Cemaat-i İslami yetkilileri, bağımsızlık savaşının ardından 1973'te çıkarılan Savaş Suçları Kanunu'na göre ancak silahlı savunma ya da yardımcı gruplara üye kişilerin savaş suçları ya da insanlığa karşı suç işlemekten yargılanabileceğini, buna karşın üyelerinden hiçbirinin silahlı gruplara üye olmadığını, dolayısıyla bu suçlamalarla yargılanamayacağını vurguluyor.

Hindistan'dan 1947 yılında ayrılarak bağımsızlığını ilan eden Pakistan'ın doğusu ile batısı arasında 1971'de başlayan iç savaş, bağımsız Bangladeş devletinin kurulmasıyla son bulmuştu. Pakistan, ülkenin doğusundaki halkın bir bölümünün bağımsızlık talep etmesi üzerine bölgeye çok sayıda asker göndermişti. İç savaş sırasında Doğu Pakistan'dan yaklaşık 10 milyon sivilin evlerini terk ederek Hindistan'a göç etmesi üzerine Hindistan hükümeti, Aralık 1971'de bugünkü Bangladeş olarak bilinen Doğu Pakistan'ı işgal etmişti. Pakistan askerlerinin Dakka'da Hindistan güvenlik güçlerine teslim olmasının ardından 16 Aralık 1971'de Doğu Pakistan yeni adıyla Bangladeş olarak bağımsızlığını ilan etmişti. Yaklaşık 9 ay süren bağımsızlık savaşı sırasında 3 milyondan fazla kişi yaşamını yitirmiş, milyonlarcası yaralanmıştı.

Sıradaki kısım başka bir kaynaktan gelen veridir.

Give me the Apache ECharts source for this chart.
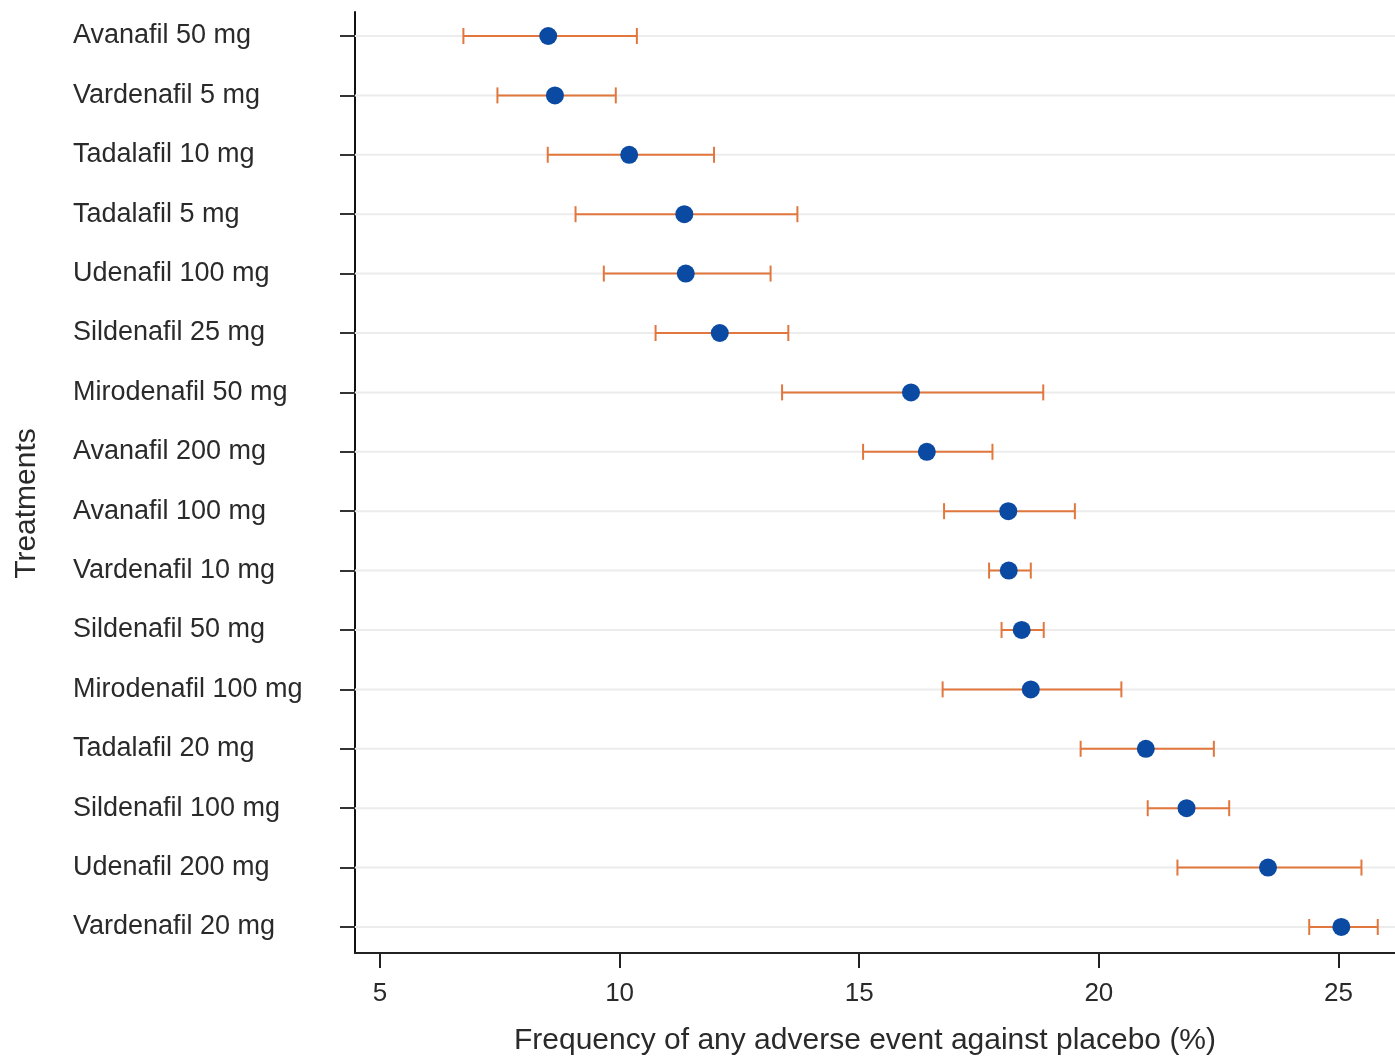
<!DOCTYPE html>
<html><head><meta charset="utf-8">
<script src="https://cdn.jsdelivr.net/npm/echarts@6/dist/echarts.min.js"></script>
<style>html,body{margin:0;padding:0;background:#fff}#c{width:1395px;height:1058px}</style>
</head><body><div id="c"></div>
<script>
const treatments = ["Avanafil 50 mg","Vardenafil 5 mg","Tadalafil 10 mg","Tadalafil 5 mg","Udenafil 100 mg","Sildenafil 25 mg","Mirodenafil 50 mg","Avanafil 200 mg","Avanafil 100 mg","Vardenafil 10 mg","Sildenafil 50 mg","Mirodenafil 100 mg","Tadalafil 20 mg","Sildenafil 100 mg","Udenafil 200 mg","Vardenafil 20 mg"];
const estimate = [8.51, 8.65, 10.20, 11.35, 11.38, 12.09, 16.08, 16.41, 18.11, 18.12, 18.39, 18.58, 20.98, 21.83, 23.53, 25.06];
const lower    = [6.74, 7.45, 8.50, 9.08, 9.67, 10.75, 13.39, 15.08, 16.77, 17.71, 17.97, 16.74, 19.62, 21.02, 21.64, 24.39];
const upper    = [10.36, 9.92, 11.97, 13.71, 13.15, 13.52, 18.84, 17.78, 19.50, 18.58, 18.85, 20.47, 22.40, 22.72, 25.48, 25.82];
const xTicks = [5, 10, 15, 20, 25];
const xName = "Frequency of any adverse event against placebo (%)";
const yName = "Treatments";

const X_MIN = 4.478, X_MAX = 26.18;
const Y_MIN = -0.404, Y_MAX = 15.438;
const rowIdx = treatments.map((_, i) => i);

const chart = echarts.init(document.getElementById('c'), null, {renderer: 'canvas'});
const font = "'Liberation Sans', Arial, sans-serif";
const textCol = '#2a2a2a';

function renderItem(params, api) {
  const k = api.value(0), lo = api.value(1), hi = api.value(2);
  const g0 = api.coord([X_MIN, k]), g1 = api.coord([X_MAX, k]);
  const a = api.coord([lo, k]), b = api.coord([hi, k]);
  const cap = 8;
  const col = '#e2773d';
  return {
    type: 'group',
    children: [
      {type: 'line', shape: {x1: g0[0], y1: g0[1], x2: g1[0], y2: g1[1]}, style: {stroke: '#ececec', lineWidth: 2}},
      {type: 'line', shape: {x1: a[0], y1: a[1], x2: b[0], y2: b[1]}, style: {stroke: col, lineWidth: 2}},
      {type: 'line', shape: {x1: a[0], y1: a[1] - cap, x2: a[0], y2: a[1] + cap}, style: {stroke: col, lineWidth: 2}},
      {type: 'line', shape: {x1: b[0], y1: b[1] - cap, x2: b[0], y2: b[1] + cap}, style: {stroke: col, lineWidth: 2}}
    ]
  };
}

chart.setOption({
  backgroundColor: '#ffffff',
  animation: false,
  grid: {left: 355, right: 0, top: 12, bottom: 105, containLabel: false, outerBoundsMode: 'none'},
  xAxis: {
    type: 'value', min: X_MIN, max: X_MAX,
    axisLine: {show: true, onZero: false, lineStyle: {color: '#222', width: 2}},
    axisTick: {show: true, length: 15, customValues: xTicks, lineStyle: {color: '#222', width: 2}},
    axisLabel: {show: true, customValues: xTicks, margin: 28, fontSize: 26, color: textCol, fontFamily: font},
    splitLine: {show: false},
    name: xName, nameLocation: 'middle', nameGap: 73,
    nameTextStyle: {fontSize: 30, color: textCol, fontFamily: font, padding: [0, 20, 0, 0]}
  },
  yAxis: {
    type: 'value', inverse: true, min: Y_MIN, max: Y_MAX,
    axisLine: {show: true, onZero: false, lineStyle: {color: '#111', width: 2}},
    axisTick: {show: true, length: 15, customValues: rowIdx, lineStyle: {color: '#333', width: 2}},
    axisLabel: {show: true, customValues: rowIdx, formatter: v => treatments[Math.round(v)] || '',
      align: 'left', margin: 282, fontSize: 27, color: textCol, fontFamily: font},
    splitLine: {show: false},
    name: yName, nameLocation: 'middle', nameGap: 313,
    nameTextStyle: {fontSize: 30, color: textCol, fontFamily: font, padding: [0, 42, 0, 0]}
  },
  series: [
    {
      type: 'custom', renderItem: renderItem,
      encode: {x: [1, 2], y: 0},
      data: rowIdx.map(i => [i, lower[i], upper[i]]),
      z: 2, silent: true
    },
    {
      type: 'scatter', symbol: 'circle', symbolSize: 18,
      itemStyle: {color: '#0b4aa2', opacity: 1},
      data: rowIdx.map(i => [estimate[i], i]),
      z: 3, silent: true
    }
  ]
});
</script>
</body></html>
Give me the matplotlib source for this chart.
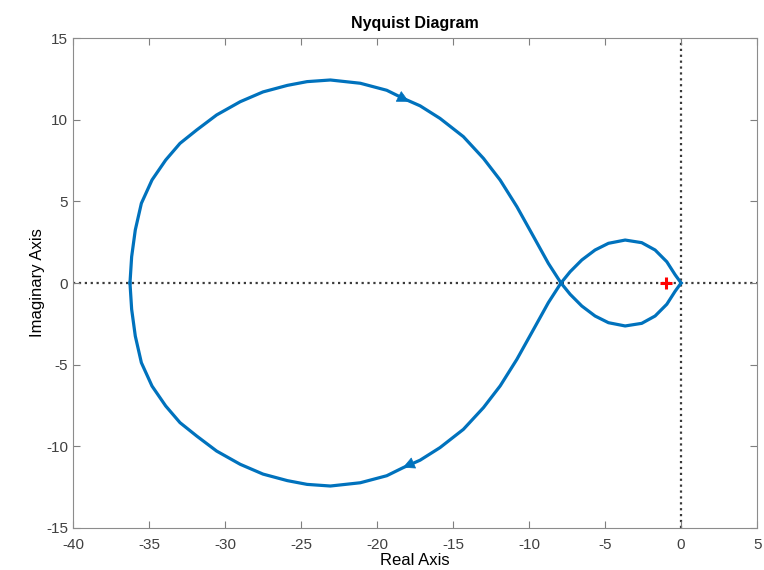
import matplotlib
matplotlib.use("Agg")
import matplotlib.pyplot as plt
import numpy as np

plt.rcParams['font.family'] = ['Liberation Sans', 'DejaVu Sans']
plt.rcParams['axes.unicode_minus'] = False

# one branch of the Nyquist curve, from w=0 to w=inf
re_branch = [-36.25, -36.14, -35.9, -35.5, -34.8, -33.9, -32.96, -31.86, -30.55,
             -29.0, -27.5, -25.9, -24.6, -23.07, -21.1, -19.36, -18.27, -17.17,
             -15.86, -14.32, -13.0, -11.9, -10.8, -9.7, -8.73, -7.9,
             -7.3, -6.53, -5.66, -4.78, -3.68, -2.59, -1.71, -0.94, -0.39, 0.0]
im_branch = [0.0, 1.61, 3.25, 4.88, 6.31, 7.53, 8.55, 9.37, 10.29,
             11.1, 11.7, 12.1, 12.33, 12.43, 12.23, 11.8, 11.3, 10.85,
             10.08, 8.96, 7.63, 6.3, 4.67, 2.83, 1.2, 0.0,
             -0.69, -1.41, -2.02, -2.43, -2.63, -2.47, -2.02, -1.3, -0.5, 0.0]

# arrow heads on the curve (tip, tail)
arrow_tip = [(-17.9, 11.1), (-18.3, -11.3)]
arrow_tail = [(-19.36, 11.8), (-17.17, -10.85)]

crit_re, crit_im = -1, 0

re = np.array(re_branch)
im = np.array(im_branch)

fig = plt.figure(figsize=(7.64, 5.70), dpi=100)
ax = fig.add_axes([0.0955, 0.0737, 0.8955, 0.8596])

blue = '#0072BD'
ax.axhline(0, color='#3a3a3a', ls=':', lw=1.6, zorder=1)
ax.axvline(0, color='#3a3a3a', ls=':', lw=1.6, zorder=1)

ax.plot(re, im, color=blue, lw=2.3, zorder=3, solid_joinstyle='round')
ax.plot(re, -im, color=blue, lw=2.3, zorder=3, solid_joinstyle='round')

for tip, tail in zip(arrow_tip, arrow_tail):
    ax.annotate('', xy=tip, xytext=tail,
                arrowprops=dict(arrowstyle='-|>,head_length=0.55,head_width=0.28',
                                color=blue, lw=0.5, mutation_scale=14,
                                shrinkA=0, shrinkB=0),
                zorder=4)

ax.plot(crit_re, crit_im, marker='+', color='red', ms=9, mew=2.2, zorder=5)

ax.set_xlim(-40, 5)
ax.set_ylim(-15, 15)
ax.set_xticks(np.arange(-40, 6, 5))
ax.set_yticks(np.arange(-15, 16, 5))
ax.tick_params(direction='in', top=True, right=True, labelsize=11,
               colors='#7f7f7f', labelcolor='#404040', length=5)
ax.tick_params(axis='x', pad=7)
for s in ax.spines.values():
    s.set_color('#8c8c8c')
    s.set_linewidth(0.8)

ax.set_title('Nyquist Diagram', fontsize=11.5, fontweight='bold', pad=7)
ax.set_xlabel('Real Axis', fontsize=12, labelpad=1)
ax.set_ylabel('Imaginary Axis', fontsize=12, labelpad=1)

fig.savefig('out.png', dpi=100)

- Cumhurbaşkanı Erdoğan da kararı kınamıştı

Cumhurbaşkanı Recep Tayyip Erdoğan da cuma günü Eyüp Belediyesi hizmet binası ve toplu açılış töreninde yaptığı konuşmada, "Bangladeş'te 75 yaşında bir mücahide, hiçbir dünyevi günahı olduğuna inanmadığımız insana idam kararı veren zihniyeti lanetliyorum. Her türlü girişimde bulunmuş olmamıza rağmen, burada kinin, nefretin bu denli yaygınlaşmasını ve şu ana kadar bu tür idamları yapan bir anlayışı, ben ne demokratik bir anlayış ne de adil bir yönetim olarak görüyorum." ifadelerini kullanmıştı.